— START —

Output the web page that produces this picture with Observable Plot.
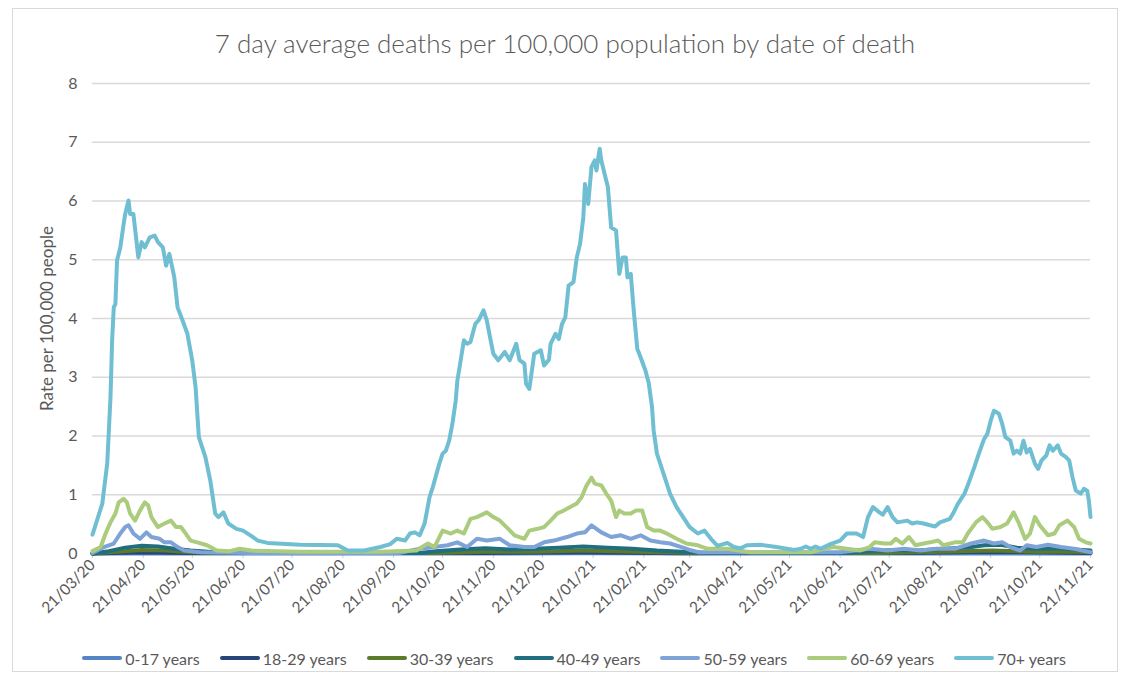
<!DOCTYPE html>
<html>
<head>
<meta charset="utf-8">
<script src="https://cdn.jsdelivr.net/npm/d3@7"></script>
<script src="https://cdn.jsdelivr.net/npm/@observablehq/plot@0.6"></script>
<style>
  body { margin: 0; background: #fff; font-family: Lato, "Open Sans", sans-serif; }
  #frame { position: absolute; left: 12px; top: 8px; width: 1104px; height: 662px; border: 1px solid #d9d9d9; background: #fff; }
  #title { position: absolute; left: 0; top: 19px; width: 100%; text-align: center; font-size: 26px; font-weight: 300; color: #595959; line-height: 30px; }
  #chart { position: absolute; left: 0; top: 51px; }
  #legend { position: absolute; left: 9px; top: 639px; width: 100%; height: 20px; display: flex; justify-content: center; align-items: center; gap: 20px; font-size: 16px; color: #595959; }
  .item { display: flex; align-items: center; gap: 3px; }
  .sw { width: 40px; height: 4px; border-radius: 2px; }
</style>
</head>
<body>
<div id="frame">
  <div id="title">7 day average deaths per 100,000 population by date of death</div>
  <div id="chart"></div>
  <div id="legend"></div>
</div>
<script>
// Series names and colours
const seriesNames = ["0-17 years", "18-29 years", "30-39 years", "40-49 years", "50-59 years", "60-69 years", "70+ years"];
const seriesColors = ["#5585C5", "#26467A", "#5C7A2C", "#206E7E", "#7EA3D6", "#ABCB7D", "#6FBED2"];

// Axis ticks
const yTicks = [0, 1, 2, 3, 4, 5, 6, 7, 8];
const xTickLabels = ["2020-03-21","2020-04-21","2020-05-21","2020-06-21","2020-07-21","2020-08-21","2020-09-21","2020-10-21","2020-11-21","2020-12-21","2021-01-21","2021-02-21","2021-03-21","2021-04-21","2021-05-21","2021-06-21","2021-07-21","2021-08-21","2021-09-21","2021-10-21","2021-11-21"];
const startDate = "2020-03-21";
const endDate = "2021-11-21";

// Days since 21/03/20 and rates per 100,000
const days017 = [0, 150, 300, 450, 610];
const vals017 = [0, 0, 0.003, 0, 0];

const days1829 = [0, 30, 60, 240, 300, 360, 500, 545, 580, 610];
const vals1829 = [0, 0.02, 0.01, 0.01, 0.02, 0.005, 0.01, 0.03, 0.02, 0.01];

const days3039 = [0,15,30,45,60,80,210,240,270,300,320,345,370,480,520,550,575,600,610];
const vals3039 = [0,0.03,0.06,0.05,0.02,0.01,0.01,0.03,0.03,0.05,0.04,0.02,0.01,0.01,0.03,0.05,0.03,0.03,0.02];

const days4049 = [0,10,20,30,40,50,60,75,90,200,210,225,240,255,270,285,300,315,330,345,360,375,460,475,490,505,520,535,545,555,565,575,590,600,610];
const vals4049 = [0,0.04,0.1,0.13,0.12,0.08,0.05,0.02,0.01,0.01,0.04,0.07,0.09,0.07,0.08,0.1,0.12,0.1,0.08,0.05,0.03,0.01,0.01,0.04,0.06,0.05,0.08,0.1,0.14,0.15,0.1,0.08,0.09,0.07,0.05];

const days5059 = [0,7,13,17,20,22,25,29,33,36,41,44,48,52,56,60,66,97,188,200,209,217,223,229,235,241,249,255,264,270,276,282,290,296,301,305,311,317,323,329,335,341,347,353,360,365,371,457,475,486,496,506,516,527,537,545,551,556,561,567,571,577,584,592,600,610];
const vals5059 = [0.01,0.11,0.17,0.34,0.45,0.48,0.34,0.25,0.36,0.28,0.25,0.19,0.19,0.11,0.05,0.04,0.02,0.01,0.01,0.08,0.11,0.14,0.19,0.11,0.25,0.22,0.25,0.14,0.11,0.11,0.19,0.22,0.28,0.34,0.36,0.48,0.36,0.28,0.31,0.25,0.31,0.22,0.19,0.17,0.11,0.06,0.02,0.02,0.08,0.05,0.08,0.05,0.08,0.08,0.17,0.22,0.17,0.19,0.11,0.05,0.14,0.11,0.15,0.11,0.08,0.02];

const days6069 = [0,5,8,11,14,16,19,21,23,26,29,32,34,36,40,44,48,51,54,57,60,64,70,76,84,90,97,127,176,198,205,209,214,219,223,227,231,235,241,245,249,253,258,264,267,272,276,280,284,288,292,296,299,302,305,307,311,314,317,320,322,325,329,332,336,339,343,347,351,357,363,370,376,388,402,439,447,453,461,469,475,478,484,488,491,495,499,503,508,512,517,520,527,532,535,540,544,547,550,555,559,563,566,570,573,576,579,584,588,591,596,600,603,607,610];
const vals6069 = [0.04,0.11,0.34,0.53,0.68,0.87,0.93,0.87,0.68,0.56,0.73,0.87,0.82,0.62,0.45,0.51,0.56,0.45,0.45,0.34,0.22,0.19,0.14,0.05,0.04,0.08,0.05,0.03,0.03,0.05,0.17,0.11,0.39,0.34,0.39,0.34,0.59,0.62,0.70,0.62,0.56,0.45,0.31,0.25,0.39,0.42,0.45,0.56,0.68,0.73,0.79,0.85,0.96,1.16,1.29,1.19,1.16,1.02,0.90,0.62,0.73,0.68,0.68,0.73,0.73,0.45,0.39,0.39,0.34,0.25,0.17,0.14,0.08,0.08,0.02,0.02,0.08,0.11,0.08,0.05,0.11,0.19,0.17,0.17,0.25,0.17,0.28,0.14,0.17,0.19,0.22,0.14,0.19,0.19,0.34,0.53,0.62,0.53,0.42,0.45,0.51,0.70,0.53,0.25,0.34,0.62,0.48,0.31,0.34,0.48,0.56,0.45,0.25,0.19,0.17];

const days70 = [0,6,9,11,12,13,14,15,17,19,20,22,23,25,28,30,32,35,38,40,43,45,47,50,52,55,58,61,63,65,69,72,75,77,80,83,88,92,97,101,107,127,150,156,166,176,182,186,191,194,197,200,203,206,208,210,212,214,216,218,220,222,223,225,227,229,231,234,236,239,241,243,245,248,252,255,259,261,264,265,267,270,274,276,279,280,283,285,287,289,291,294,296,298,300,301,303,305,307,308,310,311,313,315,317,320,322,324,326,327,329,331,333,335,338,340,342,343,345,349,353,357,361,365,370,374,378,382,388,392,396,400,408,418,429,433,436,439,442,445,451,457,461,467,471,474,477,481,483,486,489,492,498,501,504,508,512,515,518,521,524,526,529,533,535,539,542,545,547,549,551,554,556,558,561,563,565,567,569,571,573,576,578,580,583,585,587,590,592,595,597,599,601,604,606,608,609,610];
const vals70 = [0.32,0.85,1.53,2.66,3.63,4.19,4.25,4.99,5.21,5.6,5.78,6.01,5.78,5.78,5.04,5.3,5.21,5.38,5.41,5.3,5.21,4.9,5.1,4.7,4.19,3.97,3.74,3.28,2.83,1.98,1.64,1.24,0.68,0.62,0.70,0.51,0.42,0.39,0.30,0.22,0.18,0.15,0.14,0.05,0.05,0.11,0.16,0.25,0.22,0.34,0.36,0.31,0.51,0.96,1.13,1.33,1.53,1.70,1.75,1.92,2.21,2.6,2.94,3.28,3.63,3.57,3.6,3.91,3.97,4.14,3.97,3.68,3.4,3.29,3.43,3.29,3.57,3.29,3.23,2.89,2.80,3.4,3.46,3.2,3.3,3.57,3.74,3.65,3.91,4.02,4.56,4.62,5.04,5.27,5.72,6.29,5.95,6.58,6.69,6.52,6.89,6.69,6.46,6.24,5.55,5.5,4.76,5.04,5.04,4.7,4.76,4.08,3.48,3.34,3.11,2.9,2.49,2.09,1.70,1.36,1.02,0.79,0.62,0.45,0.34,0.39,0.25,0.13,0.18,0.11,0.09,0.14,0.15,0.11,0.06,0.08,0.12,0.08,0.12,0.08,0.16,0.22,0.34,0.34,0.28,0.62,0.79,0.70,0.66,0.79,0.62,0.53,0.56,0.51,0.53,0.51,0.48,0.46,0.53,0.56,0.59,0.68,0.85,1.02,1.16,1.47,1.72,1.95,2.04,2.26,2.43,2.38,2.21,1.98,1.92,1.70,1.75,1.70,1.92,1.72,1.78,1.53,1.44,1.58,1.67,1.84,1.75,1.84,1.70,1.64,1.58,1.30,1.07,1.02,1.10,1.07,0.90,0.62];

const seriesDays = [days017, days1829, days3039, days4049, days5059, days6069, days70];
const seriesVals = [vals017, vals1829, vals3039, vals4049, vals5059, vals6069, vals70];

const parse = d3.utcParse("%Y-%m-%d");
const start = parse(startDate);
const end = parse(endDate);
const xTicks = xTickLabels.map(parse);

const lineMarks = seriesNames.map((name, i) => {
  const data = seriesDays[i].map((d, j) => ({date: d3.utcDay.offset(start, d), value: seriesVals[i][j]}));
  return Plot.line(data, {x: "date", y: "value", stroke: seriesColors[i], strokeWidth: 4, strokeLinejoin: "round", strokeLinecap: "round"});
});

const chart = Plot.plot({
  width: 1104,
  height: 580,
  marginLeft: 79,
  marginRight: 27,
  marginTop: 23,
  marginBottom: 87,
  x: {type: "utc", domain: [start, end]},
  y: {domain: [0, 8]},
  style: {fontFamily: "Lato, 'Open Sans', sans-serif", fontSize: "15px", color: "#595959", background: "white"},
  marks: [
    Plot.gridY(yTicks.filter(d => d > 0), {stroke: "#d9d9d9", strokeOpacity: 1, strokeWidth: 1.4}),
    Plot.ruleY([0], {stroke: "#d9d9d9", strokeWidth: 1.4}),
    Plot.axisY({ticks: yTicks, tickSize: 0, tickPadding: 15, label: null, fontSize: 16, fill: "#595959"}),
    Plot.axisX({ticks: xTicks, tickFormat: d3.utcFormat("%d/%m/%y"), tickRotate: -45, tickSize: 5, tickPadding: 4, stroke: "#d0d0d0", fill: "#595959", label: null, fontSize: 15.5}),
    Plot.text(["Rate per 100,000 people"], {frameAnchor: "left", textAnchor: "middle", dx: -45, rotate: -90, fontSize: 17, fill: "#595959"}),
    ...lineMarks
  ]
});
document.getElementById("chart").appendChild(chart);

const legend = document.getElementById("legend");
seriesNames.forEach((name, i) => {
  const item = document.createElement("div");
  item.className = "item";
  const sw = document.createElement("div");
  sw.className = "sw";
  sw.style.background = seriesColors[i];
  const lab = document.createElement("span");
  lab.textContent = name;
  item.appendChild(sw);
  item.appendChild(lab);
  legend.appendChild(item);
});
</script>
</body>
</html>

— END —
— START —

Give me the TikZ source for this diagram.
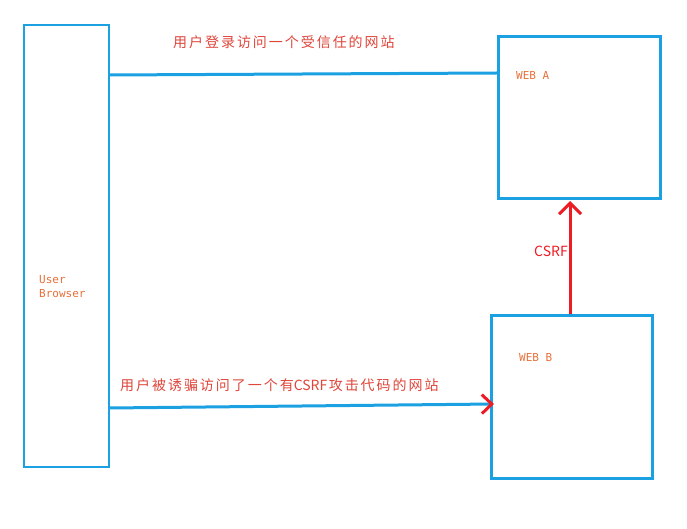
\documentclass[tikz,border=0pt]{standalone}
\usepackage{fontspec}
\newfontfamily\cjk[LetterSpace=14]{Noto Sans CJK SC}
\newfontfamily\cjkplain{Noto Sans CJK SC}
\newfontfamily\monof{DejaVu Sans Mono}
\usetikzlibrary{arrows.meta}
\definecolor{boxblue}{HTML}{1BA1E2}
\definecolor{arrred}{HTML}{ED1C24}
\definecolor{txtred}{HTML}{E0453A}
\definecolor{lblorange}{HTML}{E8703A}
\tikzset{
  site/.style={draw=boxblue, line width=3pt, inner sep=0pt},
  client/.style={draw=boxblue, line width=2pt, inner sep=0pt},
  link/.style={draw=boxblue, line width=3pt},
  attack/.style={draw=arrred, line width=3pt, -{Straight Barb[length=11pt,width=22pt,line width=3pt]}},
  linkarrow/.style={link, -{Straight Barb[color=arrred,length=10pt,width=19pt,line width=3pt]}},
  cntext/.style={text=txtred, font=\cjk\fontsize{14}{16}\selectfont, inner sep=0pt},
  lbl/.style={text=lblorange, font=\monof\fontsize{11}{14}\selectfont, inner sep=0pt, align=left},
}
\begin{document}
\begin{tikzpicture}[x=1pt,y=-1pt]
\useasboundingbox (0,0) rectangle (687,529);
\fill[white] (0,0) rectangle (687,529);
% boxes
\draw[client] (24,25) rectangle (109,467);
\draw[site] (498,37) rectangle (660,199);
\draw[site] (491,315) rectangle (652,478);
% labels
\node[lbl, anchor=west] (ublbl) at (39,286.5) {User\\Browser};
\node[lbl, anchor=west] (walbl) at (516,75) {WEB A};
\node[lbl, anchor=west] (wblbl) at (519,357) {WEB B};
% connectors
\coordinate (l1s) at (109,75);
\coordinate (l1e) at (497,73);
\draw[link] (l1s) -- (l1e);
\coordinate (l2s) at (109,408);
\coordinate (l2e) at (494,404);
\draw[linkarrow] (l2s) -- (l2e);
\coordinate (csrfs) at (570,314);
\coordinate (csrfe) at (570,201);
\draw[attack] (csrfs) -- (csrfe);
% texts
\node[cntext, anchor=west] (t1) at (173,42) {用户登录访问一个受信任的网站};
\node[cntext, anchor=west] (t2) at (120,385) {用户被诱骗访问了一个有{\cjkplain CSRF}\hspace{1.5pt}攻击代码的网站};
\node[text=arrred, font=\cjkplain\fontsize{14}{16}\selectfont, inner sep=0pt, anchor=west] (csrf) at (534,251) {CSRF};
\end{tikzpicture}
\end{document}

— END —

EXERCISE REQUIREMENTS |
Copy out each line of the data where the string "this" appears.

ANSWER FOR THE TASK |
Output the web page that produces this picture with Observable Plot.
Give me the TikZ source for this diagram.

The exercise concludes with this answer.